DIRECTIONS:
Extract each line of the material that follows exactly and omit its pictures.

DATA BLOCK:
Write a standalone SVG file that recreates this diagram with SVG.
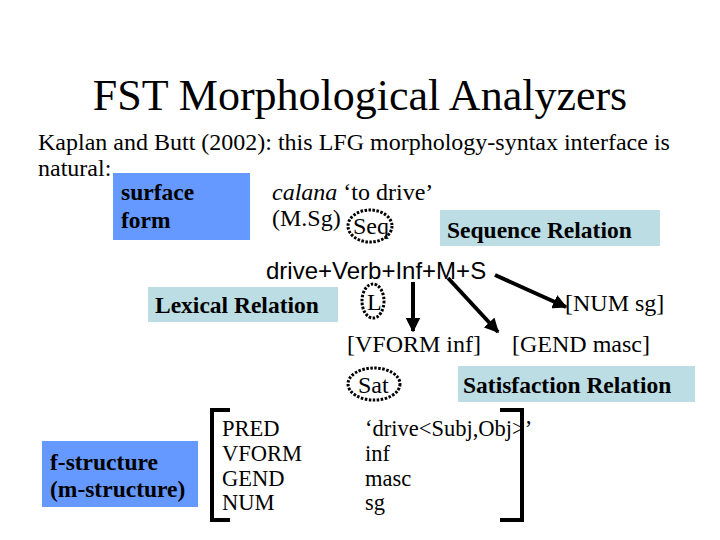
<svg xmlns="http://www.w3.org/2000/svg" width="720" height="540" viewBox="0 0 720 540">
<defs>
<marker id="ah" viewBox="0 0 10 10" refX="9" refY="5" markerWidth="3.6" markerHeight="3.6" orient="auto" markerUnits="strokeWidth">
<path d="M0,0 L10,5 L0,10 z" fill="#000"/>
</marker>
<style>
.t{font-family:"Liberation Serif","Times New Roman",serif;font-size:24px;fill:#000}
.m{font-family:"Liberation Serif","Times New Roman",serif;font-size:22.5px;fill:#000}
.b{font-family:"Liberation Serif","Times New Roman",serif;font-size:23.5px;font-weight:bold;fill:#000}
.a{font-family:"Liberation Sans",Arial,sans-serif;font-size:24px;fill:#000}
.blue{fill:#6699FF}
.cyan{fill:#BBDDE3}
.dot{fill:none;stroke:#000;stroke-width:3;stroke-dasharray:2.5 1.5}
.arr{stroke:#000;stroke-width:4;fill:none;marker-end:url(#ah)}
.br{stroke:#000;stroke-width:4;fill:none}
</style>
</defs>
<rect width="720" height="540" fill="#fff"/>
<text x="360" y="110" text-anchor="middle" style="font-family:'Liberation Serif','Times New Roman',serif;font-size:44px">FST Morphological Analyzers</text>
<text class="t" x="38" y="150">Kaplan and Butt (2002): this LFG morphology-syntax interface is</text>
<text class="t" x="38" y="176">natural:</text>
<g id="surface">
<rect class="blue" x="113" y="173" width="137" height="67"/>
<text class="b" x="121" y="200">surface</text>
<text class="b" x="121" y="228">form</text>
</g>
<g id="calana">
<text class="t" x="272" y="200"><tspan font-style="italic">calana</tspan> ‘to drive’</text>
<text class="t" x="272" y="226">(M.Sg)</text>
</g>
<g id="seq">
<ellipse class="dot" cx="370" cy="226" rx="22" ry="16"/>
<text class="t" x="353" y="234">Seq</text>
</g>
<g id="seqrel">
<rect class="cyan" x="440" y="210" width="220" height="36"/>
<text class="b" x="447" y="238">Sequence Relation</text>
</g>
<g id="analysis">
<text class="a" x="266" y="279">drive+Verb+Inf+M+S</text>
</g>
<g id="lexrel">
<rect class="cyan" x="148" y="287" width="190" height="35"/>
<text class="b" x="155" y="313">Lexical Relation</text>
</g>
<g id="L">
<ellipse class="dot" cx="373" cy="301" rx="11" ry="17"/>
<text class="t" x="367" y="310">L</text>
</g>
<g id="num">
<text class="t" x="565" y="311">[NUM sg]</text>
</g>
<g id="vform">
<text class="t" x="347" y="352">[VFORM inf]</text>
</g>
<g id="gend">
<text class="t" x="512" y="352">[GEND masc]</text>
</g>
<g id="sat">
<ellipse class="dot" cx="374" cy="384" rx="26" ry="16"/>
<text class="t" x="358" y="393">Sat</text>
</g>
<g id="satrel">
<rect class="cyan" x="458" y="366" width="237" height="36"/>
<text class="b" x="463" y="393">Satisfaction Relation</text>
</g>
<g id="fstruct">
<rect class="blue" x="42" y="441" width="156" height="66"/>
<text class="b" x="50" y="470">f-structure</text>
<text class="b" x="50" y="497">(m-structure)</text>
</g>
<g id="matrix">
<path class="br" d="M230,410 L212,410 L212,520 L230,520"/>
<path class="br" d="M500,410 L522,410 L522,520 L500,520"/>
<text class="m" x="222" y="436">PRED</text>
<text class="m" x="222" y="461">VFORM</text>
<text class="m" x="222" y="486">GEND</text>
<text class="m" x="222" y="510">NUM</text>
<text class="m" x="365" y="436">‘drive&lt;Subj,Obj&gt;’</text>
<text class="m" x="365" y="461">inf</text>
<text class="m" x="365" y="486">masc</text>
<text class="m" x="365" y="510">sg</text>
</g>
<g id="connectors">
<line class="arr" x1="413" y1="282" x2="413" y2="331"/>
<line class="arr" x1="448" y1="278" x2="498" y2="332"/>
<line class="arr" x1="495" y1="275" x2="566" y2="307"/>
</g>
</svg>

SOLVED EXERCISE:
Write a standalone SVG file that recreates this diagram with SVG.
<svg xmlns="http://www.w3.org/2000/svg" width="720" height="540" viewBox="0 0 720 540">
<defs>
<marker id="ah" viewBox="0 0 10 10" refX="9" refY="5" markerWidth="3.6" markerHeight="3.6" orient="auto" markerUnits="strokeWidth">
<path d="M0,0 L10,5 L0,10 z" fill="#000"/>
</marker>
<style>
.t{font-family:"Liberation Serif","Times New Roman",serif;font-size:24px;fill:#000}
.m{font-family:"Liberation Serif","Times New Roman",serif;font-size:22.5px;fill:#000}
.b{font-family:"Liberation Serif","Times New Roman",serif;font-size:23.5px;font-weight:bold;fill:#000}
.a{font-family:"Liberation Sans",Arial,sans-serif;font-size:24px;fill:#000}
.blue{fill:#6699FF}
.cyan{fill:#BBDDE3}
.dot{fill:none;stroke:#000;stroke-width:3;stroke-dasharray:2.5 1.5}
.arr{stroke:#000;stroke-width:4;fill:none;marker-end:url(#ah)}
.br{stroke:#000;stroke-width:4;fill:none}
</style>
</defs>
<rect width="720" height="540" fill="#fff"/>
<text x="360" y="110" text-anchor="middle" style="font-family:'Liberation Serif','Times New Roman',serif;font-size:44px">FST Morphological Analyzers</text>
<text class="t" x="38" y="150">Kaplan and Butt (2002): this LFG morphology-syntax interface is</text>
<text class="t" x="38" y="176">natural:</text>
<g id="surface">
<rect class="blue" x="113" y="173" width="137" height="67"/>
<text class="b" x="121" y="200">surface</text>
<text class="b" x="121" y="228">form</text>
</g>
<g id="calana">
<text class="t" x="272" y="200"><tspan font-style="italic">calana</tspan> ‘to drive’</text>
<text class="t" x="272" y="226">(M.Sg)</text>
</g>
<g id="seq">
<ellipse class="dot" cx="370" cy="226" rx="22" ry="16"/>
<text class="t" x="353" y="234">Seq</text>
</g>
<g id="seqrel">
<rect class="cyan" x="440" y="210" width="220" height="36"/>
<text class="b" x="447" y="238">Sequence Relation</text>
</g>
<g id="analysis">
<text class="a" x="266" y="279">drive+Verb+Inf+M+S</text>
</g>
<g id="lexrel">
<rect class="cyan" x="148" y="287" width="190" height="35"/>
<text class="b" x="155" y="313">Lexical Relation</text>
</g>
<g id="L">
<ellipse class="dot" cx="373" cy="301" rx="11" ry="17"/>
<text class="t" x="367" y="310">L</text>
</g>
<g id="num">
<text class="t" x="565" y="311">[NUM sg]</text>
</g>
<g id="vform">
<text class="t" x="347" y="352">[VFORM inf]</text>
</g>
<g id="gend">
<text class="t" x="512" y="352">[GEND masc]</text>
</g>
<g id="sat">
<ellipse class="dot" cx="374" cy="384" rx="26" ry="16"/>
<text class="t" x="358" y="393">Sat</text>
</g>
<g id="satrel">
<rect class="cyan" x="458" y="366" width="237" height="36"/>
<text class="b" x="463" y="393">Satisfaction Relation</text>
</g>
<g id="fstruct">
<rect class="blue" x="42" y="441" width="156" height="66"/>
<text class="b" x="50" y="470">f-structure</text>
<text class="b" x="50" y="497">(m-structure)</text>
</g>
<g id="matrix">
<path class="br" d="M230,410 L212,410 L212,520 L230,520"/>
<path class="br" d="M500,410 L522,410 L522,520 L500,520"/>
<text class="m" x="222" y="436">PRED</text>
<text class="m" x="222" y="461">VFORM</text>
<text class="m" x="222" y="486">GEND</text>
<text class="m" x="222" y="510">NUM</text>
<text class="m" x="365" y="436">‘drive&lt;Subj,Obj&gt;’</text>
<text class="m" x="365" y="461">inf</text>
<text class="m" x="365" y="486">masc</text>
<text class="m" x="365" y="510">sg</text>
</g>
<g id="connectors">
<line class="arr" x1="413" y1="282" x2="413" y2="331"/>
<line class="arr" x1="448" y1="278" x2="498" y2="332"/>
<line class="arr" x1="495" y1="275" x2="566" y2="307"/>
</g>
</svg>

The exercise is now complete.